Quando uma amizade se torna inconveniente, já não é mais amizade. Todos nós gostamos de ter bons amigos e de cultivar boas amizades, e isto é um grande bem. Fujam de mim os amigos e, de mim, fugirão todos os meus tesouros. Os antigos gregos já haviam descoberto esta profunda e misteriosa realidade da convivência humana, sobretudo, diante da possibilidade de ações e reações, simpatias e antipatias, no confronto do outro. Do vocabulário grego, a palavra “simpatia” significa “sofrer com”, enquanto, a “antipatia” seria, justamente, o contrário, isto é, uma involuntária incapacidade de se “compadecer” diante do sofrimento de outrem. Contudo, os fatores que constituem a abertura ou o fechamento da condição psíquico-afetiva, ampliada pela integralidade do ser pessoa, nem sempre são muito evidentes. O que, por exemplo, faz-me ser atraído por uma pessoa com a qual, a partir do primeiro encontro, vejo a possibilidade de cultivar uma profícua amizade? Ou, opostamente, o que me leva a uma antipatia não desejada, a uma recusa inexplicável, também, a partir do primeiro contato?

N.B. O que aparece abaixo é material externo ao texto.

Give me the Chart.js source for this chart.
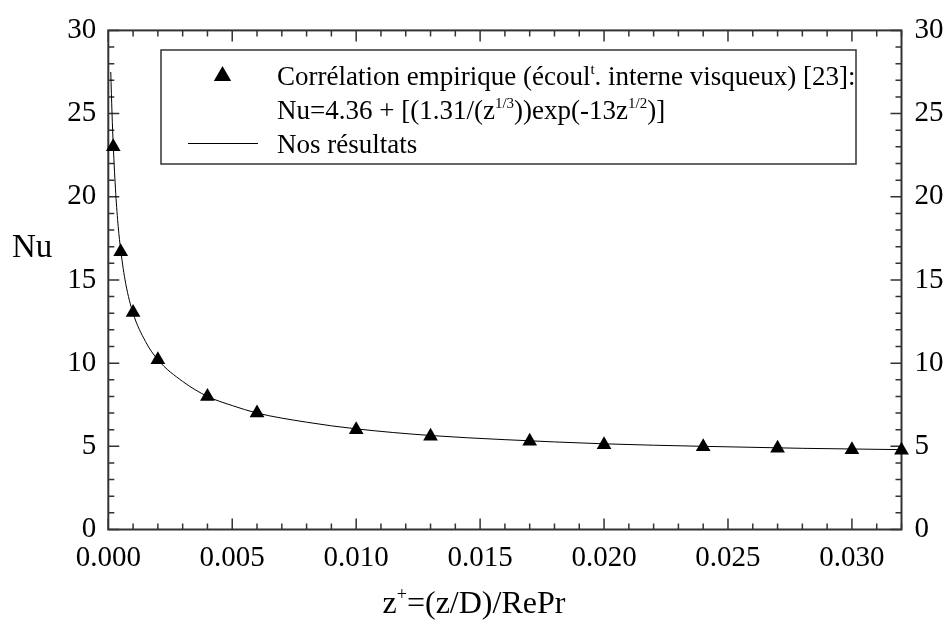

No mundo da tolerância ou da intransigência, na atitude relacional com o outro, o brilho de uma bonita amizade pode transformar-se no sentimento espinhosamente incômodo de quem não sabe lidar com certos inconvenientes ou se adequar às exigências do cultivo de uma verdadeira e autêntica amizade. Com isto, quero dizer que, na impossibilidade de conhecermos, de modo profundo, o outro, sua vida, sua história, suas virtudes ou limitações, suas afeiçoes ou desafetos, corremos o risco de jogar fora ou destruir o belo sentimento da estima e do apreço que temos pelos que nos são simpáticos e caros. É como se a amizade fosse um imenso espelho quebrado pela pedra da imprudência, nem sempre consciente, da inexperiência, mas cujos pedaços, cortantes, ferem profundamente, deixando marcas de chagas abertas, e que podem durar por muito tempo. Na verdade, a amizade nada mais é do que o reflexo espontâneo, livre, sem obstáculo nem constrangimento, da simpatia recíproca; e, nestas condições, precisamos estar muito atentos para não impor nosso modo ou jeito de ser amigo. Aliás, antes de termos amigos, precisamos saber ser amigos. Não há o ditado que diz que a “confiança não se impõe, mas, conquista-se”? A amizade vai da mesma direção. Por conseguinte, quando imaginamos que podemos exigir alguma coisa do suposto amigo, então, é sinal de que algo está errado no nosso conceito de querer bem, pois a amizade simplesmente é e deixa ser; não exige nem impõe nada da nossa peculiar maneira de desejar ou querer possuir, ao modo nosso, uma resposta condigna ao pedido impertinente da benevolência alheia. Por isso, precisamos conhecer-nos melhor.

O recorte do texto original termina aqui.